The Church of England should be more accepting of homosexuality, the Archbishop of Canterbury has reportedly argued.
Rowan Williams believes the Bible does not condemn homosexuality
According to a biography of Dr Rowan Williams serialised in The Times newspaper, the head of the church believes faithful gay partnerships could be accepted by many Christians.
Rupert Shortt says in his book, Rowan Williams: An Introduction, that Dr Williams believes this would not necessarily be at odds with biblical teachings.
"His private view remains that an adjustment of teaching on sexuality would not be different from the kind of flexibility now being shown to divorcees who wish to remarry," Mr Shortt wrote.
It could also be comparable to the "softening of the Church's once total opposition to borrowing with interest, or the 19th and 20th-century shifts of view on subjects like slavery and eternal hellfire".
Dr Williams has previously argued for tolerance for homosexuals, and has admitted ordaining a gay priest.
But he also insisted he intends to abide by the traditional teachings of the church, thus precluding the ordination of actively gay priests.
Dr Williams and 37 other archbishops met in Brazil last week to discuss the matter.
They debated a report which spoke of "anarchy and division" if the church decided to formalise homosexual relationships through an official ceremony or blessing.

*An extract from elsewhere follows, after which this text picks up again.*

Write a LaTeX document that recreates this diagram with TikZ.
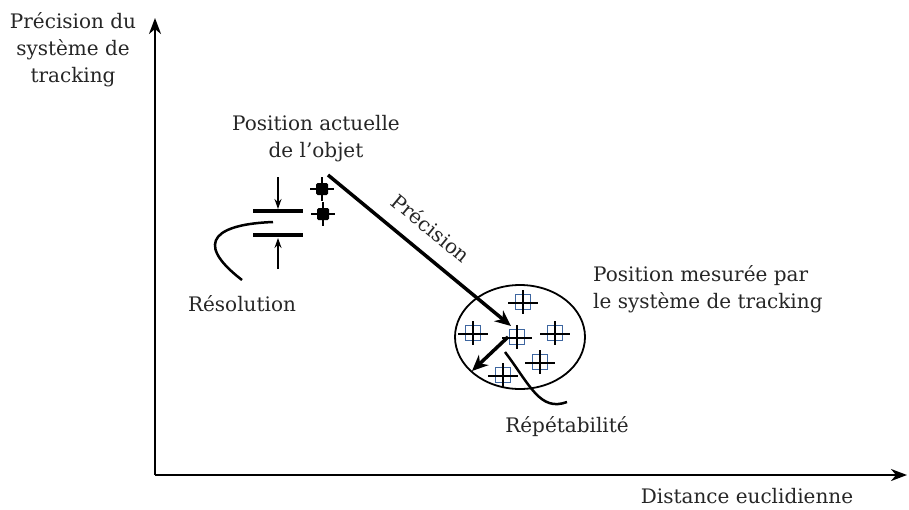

The meeting was in private but Dr Williams is understood to have spoken in support of the report.
Many Christians opposed to homosexual relationships cite passages from the Bible - particularly in Leviticus and the writings of St Paul - prohibiting homosexual practices.
But many passages in the Bible - such as those sanctioning slavery, or condemning borrowing with interest - are now routinely ignored by theologians.
Last year the Church softened its stance on marriage after divorce, giving its blessing to divorced couples seeking a church wedding "in exceptional circumstances".